Decided to reinstall OSX on the macbook air that I mostly use at home. I bought it in 2012 and, other than upgrading it to Catalina (which is as new as OSX will go without using OCLP) it’s always worked great. Over the years I’ve installed a lot of apps, fiddled with the settings and installed a bigger SSD drive so it was becoming sluggish and needed a refresh. And what a LOT of hassle that turned out to be. Of course, trying to use Apple’s method of “Restoring” the OS just didn’t work. Apple don’t seem to want to support “obsolete” devices like my 12 years-old macbook. Not only was there no way of installing Catalina (OSX 10.15.7) but it repeatedly threw up this screen informing me it would take two-and-a-half millenia to install.
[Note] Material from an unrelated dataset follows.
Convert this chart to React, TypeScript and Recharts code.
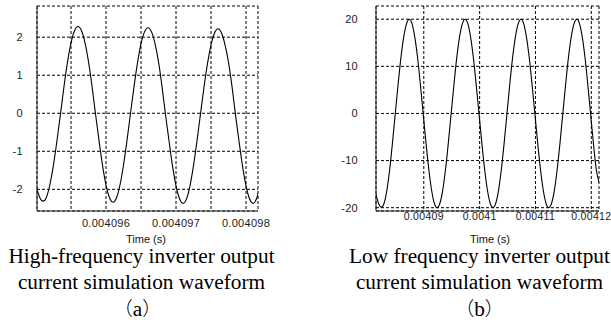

It wouldn’t as after a few minutes it just gave up.
Other official Apple methods, like creating a bootable USB installer, also didn’t work. Online the suggestion was that Apple’s servers hadn’t had their security certificates updated and offered a myriad of ways to resolve the issue – usually involving watching YouTube videos punctuated by adverts.
Naturally, the Internet Archive came to the rescue. I found an ISO of Catalina and used Balena Etcher to create a bootable USB that installed (almost) faultlessly (I needed to install without logging in in order to get past a EULA that was out of date.)
Even though it’s tremendously out of date, my 2012 macbook is still perfectly useful. It has Windows 11 (maybe 10?) on bootcamp which I rarely use. I try to use Ubuntu on a hand-me-down as my main OS but old habits – that I want to break – are hard to break.